В конце XIX-начале XX века в философии и методологии гуманитарных наук постепенно складываются благоприятные условия для введения герменевтических идей в философский контекст, намечается оригинальный синтез герменевтики с феноменологией. Данное направление исследований связано с деятельностью прежде всего Э. Гуссерля, Г.Г. Шпета, М. Хайдеггера и позднее Х.-Г. Гадамера. Следует отметить, что в силу ряда причин герменевтическая феноменология российского философа Густава Густавовича Шпета (1879–1937) практически неизвестна современному научному сообществу.
По мнению Шпета, смысл слова (высказывания, текста) объективен и может быть познан непсихологическими методами. Герменевтика как искусство постижения смысла должна с необходимостью включать в себя семиотические, логические и феноменологические методы, которые должны быть направлены на постижение (понимание, но не «схватывание», не «вчувствование», не эмпатию) объективного смысла текста. Все остальные моменты структуры текста, навеянные психологическими особенностями личности, историческими и социальными условиями, являются субъективными факторами, они своеобразно влияют на восприятие смысла текста, безусловно должны учитываться и включаться в исследование текстов под общим названием «условия понимания», постижение которых обеспечивается историческим методом. Созданный текст «живет» самостоятельной жизнью, его смысл уже не зависит от воли автора, он объективируется как вещь в себе и для нас. Здесь следует заметить, что Шпет подошел к самым истокам структуры предпонимания, но… следующий шаг по независящим от него обстоятельствам был сделан не им, а М. Хайдеггером и несколько позднее Х.-Г. Гадамером.
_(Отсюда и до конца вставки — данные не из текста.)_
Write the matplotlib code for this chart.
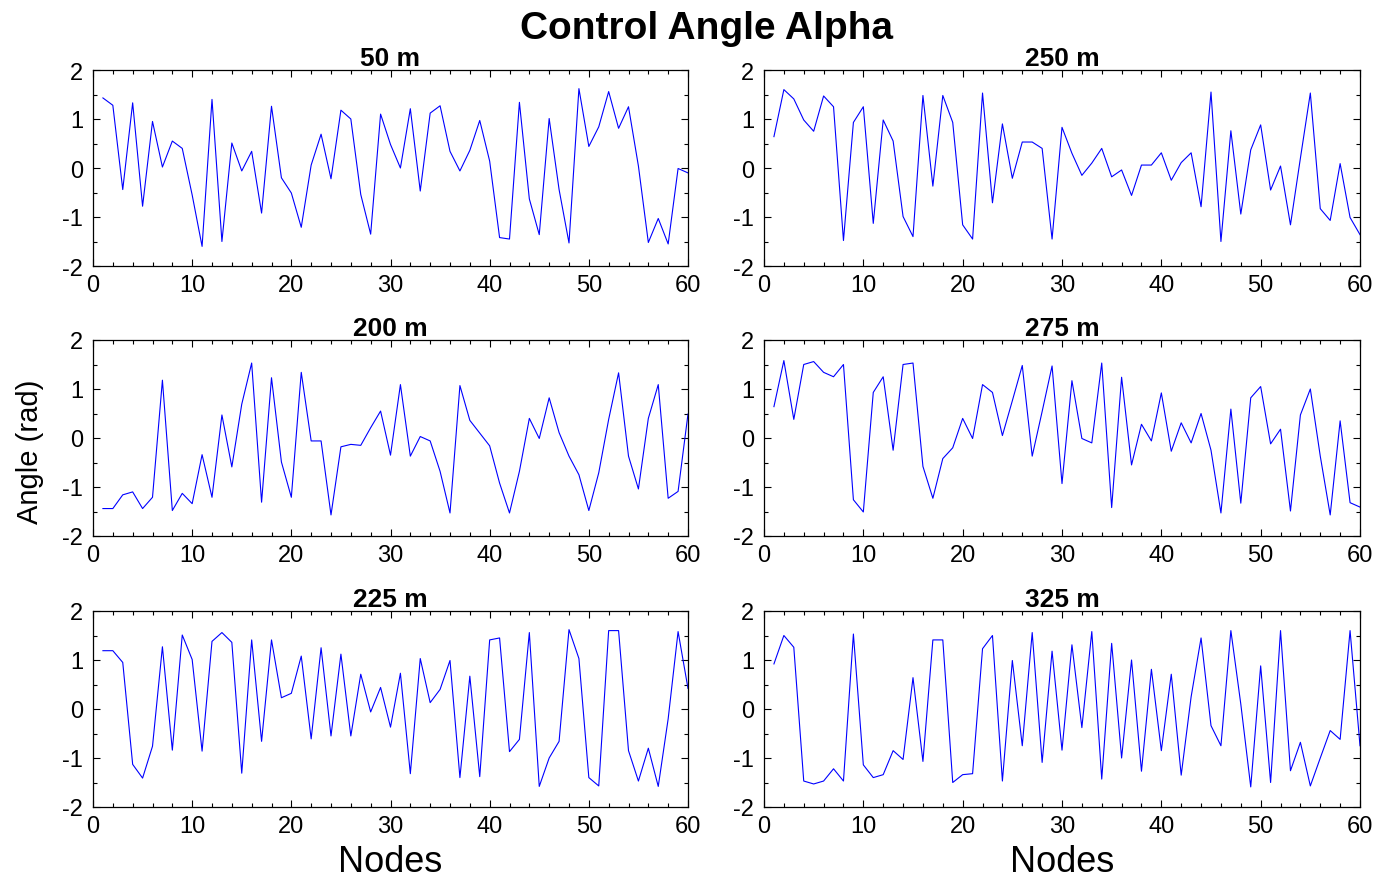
import matplotlib
matplotlib.use("Agg")
import matplotlib.pyplot as plt
import numpy as np
from matplotlib.ticker import MultipleLocator

plt.rcParams['font.family'] = ['Liberation Sans', 'DejaVu Sans']
plt.rcParams['axes.unicode_minus'] = False

nodes = list(range(1, 61))

alpha_50 = [1.43, 1.28, -0.44, 1.33, -0.78, 0.95, 0.02, 0.55, 0.40, -0.55,
            -1.60, 1.40, -1.50, 0.51, -0.06, 0.34, -0.92, 1.26, -0.20, -0.51,
            -1.21, 0.06, 0.69, -0.22, 1.18, 1.00, -0.54, -1.35, 1.10, 0.48,
            0.00, 1.21, -0.47, 1.12, 1.27, 0.34, -0.06, 0.36, 0.97, 0.14,
            -1.42, -1.45, 1.34, -0.63, -1.36, 1.01, -0.44, -1.53, 1.62, 0.44,
            0.84, 1.56, 0.81, 1.25, 0.04, -1.52, -1.03, -1.55, -0.01, -0.10]

alpha_250 = [0.64, 1.60, 1.41, 0.98, 0.75, 1.47, 1.25, -1.48, 0.93, 1.25,
             -1.13, 0.98, 0.55, -0.99, -1.40, 1.48, -0.37, 1.48, 0.93, -1.16,
             -1.45, 1.53, -0.71, 0.90, -0.21, 0.53, 0.53, 0.40, -1.45, 0.83,
             0.30, -0.15, 0.10, 0.40, -0.18, -0.04, -0.56, 0.06, 0.06, 0.31,
             -0.25, 0.11, 0.31, -0.79, 1.55, -1.50, 0.76, -0.94, 0.37, 0.88,
             -0.45, 0.04, -1.16, 0.20, 1.53, -0.83, -1.07, 0.09, -1.01, -1.36]

alpha_200 = [-1.44, -1.44, -1.16, -1.10, -1.44, -1.21, 1.18, -1.48, -1.13, -1.34,
             -0.34, -1.21, 0.47, -0.59, 0.69, 1.53, -1.31, 1.23, -0.49, -1.21,
             1.34, -0.06, -0.06, -1.57, -0.18, -0.13, -0.15, 0.21, 0.55, -0.35,
             1.09, -0.37, 0.03, -0.06, -0.68, -1.53, 1.07, 0.36, 0.10, -0.16,
             -0.92, -1.53, -0.68, 0.40, -0.01, 0.82, 0.11, -0.37, -0.75, -1.48,
             -0.71, 0.38, 1.33, -0.37, -1.04, 0.40, 1.09, -1.23, -1.09, 0.49]

alpha_275 = [0.64, 1.58, 0.38, 1.50, 1.56, 1.34, 1.25, 1.50, -1.26, -1.51,
             0.93, 1.25, -0.25, 1.50, 1.53, -0.58, -1.23, -0.42, -0.20, 0.40,
             -0.01, 1.09, 0.93, 0.05, 0.76, 1.48, -0.37, 0.54, 1.47, -0.93,
             1.17, -0.01, -0.10, 1.53, -1.42, 1.24, -0.55, 0.28, -0.06, 0.92,
             -0.27, 0.31, -0.10, 0.50, -0.25, -1.53, 0.59, -1.33, 0.82, 1.05,
             -0.12, 0.18, -1.49, 0.47, 1.00, -0.37, -1.57, 0.35, -1.32, -1.41]

alpha_225 = [1.19, 1.19, 0.95, -1.13, -1.41, -0.76, 1.27, -0.84, 1.51, 1.01,
             -0.86, 1.38, 1.56, 1.36, -1.31, 1.41, -0.66, 1.41, 0.23, 0.32,
             1.08, -0.61, 1.25, -0.55, 1.12, -0.55, 0.71, -0.06, 0.44, -0.37,
             0.73, -1.32, 1.03, 0.13, 0.40, 0.99, -1.40, 0.67, -1.38, 1.41,
             1.45, -0.87, -0.62, 1.56, -1.58, -1.00, -0.66, 1.62, 1.03, -1.40,
             -1.57, 1.60, 1.60, -0.85, -1.47, -0.80, -1.58, -0.20, 1.58, 0.42]

alpha_325 = [0.92, 1.50, 1.26, -1.47, -1.53, -1.47, -1.22, -1.47, 1.53, -1.14,
             -1.40, -1.34, -0.85, -1.03, 0.64, -1.07, 1.41, 1.41, -1.50, -1.34,
             -1.32, 1.23, 1.50, -1.47, 0.99, -0.75, 1.56, -1.09, 1.18, -0.84,
             1.31, -0.38, 1.58, -1.43, 1.34, -1.00, 1.00, -1.27, 0.81, -0.85,
             0.71, -1.35, 0.25, 1.45, -0.34, -0.75, 1.60, 0.10, -1.59, 0.88,
             -1.50, 1.60, -1.26, -0.68, -1.57, -1.00, -0.44, -0.62, 1.60, -0.75]

panels = [("50 m", alpha_50), ("250 m", alpha_250),
          ("200 m", alpha_200), ("275 m", alpha_275),
          ("225 m", alpha_225), ("325 m", alpha_325)]

W, H = 1381, 879
fig = plt.figure(figsize=(W / 100, H / 100), dpi=100)

col_left = [93, 764]
col_width = [595, 596]
row_top = [71, 341, 612]
row_h = 196

for i, (title, vals) in enumerate(panels):
    r, c = divmod(i, 2)
    left = col_left[c] / W
    bottom = 1 - (row_top[r] + row_h) / H
    ax = fig.add_axes([left, bottom, col_width[c] / W, row_h / H])
    ax.plot(nodes, vals, color='#0000ff', linewidth=0.8)
    ax.set_xlim(0, 60)
    ax.set_ylim(-2, 2)
    ax.set_xticks(range(0, 61, 10))
    ax.set_yticks([-2, -1, 0, 1, 2])
    ax.xaxis.set_minor_locator(MultipleLocator(2))
    ax.yaxis.set_minor_locator(MultipleLocator(0.5))
    ax.tick_params(which='both', direction='in', top=True, right=True,
                   labelsize=17, width=0.8)
    ax.tick_params(which='major', length=5)
    ax.tick_params(axis='x', which='major', pad=6)
    ax.tick_params(axis='y', which='major', pad=7)
    ax.tick_params(which='minor', length=3)
    for s in ax.spines.values():
        s.set_linewidth(0.9)
    ax.set_title(title, fontsize=19, fontweight='bold', pad=3)
    if r == 2:
        ax.set_xlabel("Nodes", fontsize=26, labelpad=5)

fig.text(706 / W, 1 - 29 / H, "Control Angle Alpha", ha='center', va='center',
         fontsize=28, fontweight='bold')
fig.text(30 / W, 1 - 452 / H, "Angle (rad)", ha='center', va='center',
         rotation=90, fontsize=21)

fig.savefig("out.png", dpi=100)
Но то, что было сделано Шпетом, составляет нетривиальный вклад в развитие герменевтического метода.
С точки зрения Шпета, психологический и исторический методы в герменевтике были социально обусловленными приемами исследования, научными средствами постижения смысла в таких условиях, когда не было еще развито семиотических средств, не существовали современные логико-семантические приемы, не был еще завершен феноменологический метод. Поэтому герменевтика концептуально не сводится только к психологическому искусству, она лишь вынужденно им была ввиду недостатка технического инструментария.
В начале XX века с возникновением семиотики, современной логики, семантики, феноменологии была преобразована и герменевтика, в которой психологические приемы стали играть свою четко определенную роль в системе методологических средств, обслуживая внешние моменты понимания смысла текстов. Причем, ввиду того, что тексты весьма разнообразны по своему жанру, происхождению и роли в жизни общества, акцент может делаться на разные элементы смысловой структуры. Никакого противоречия между психологией, герменевтикой и феноменологией не существует. Строгое разведение внутреннего и внешнего ведет к различению методов исследования, систематизирует исследование и, что не менее важно, сохраняет специфику предметных областей. Предмет становится определяющим для выбора метода исследования.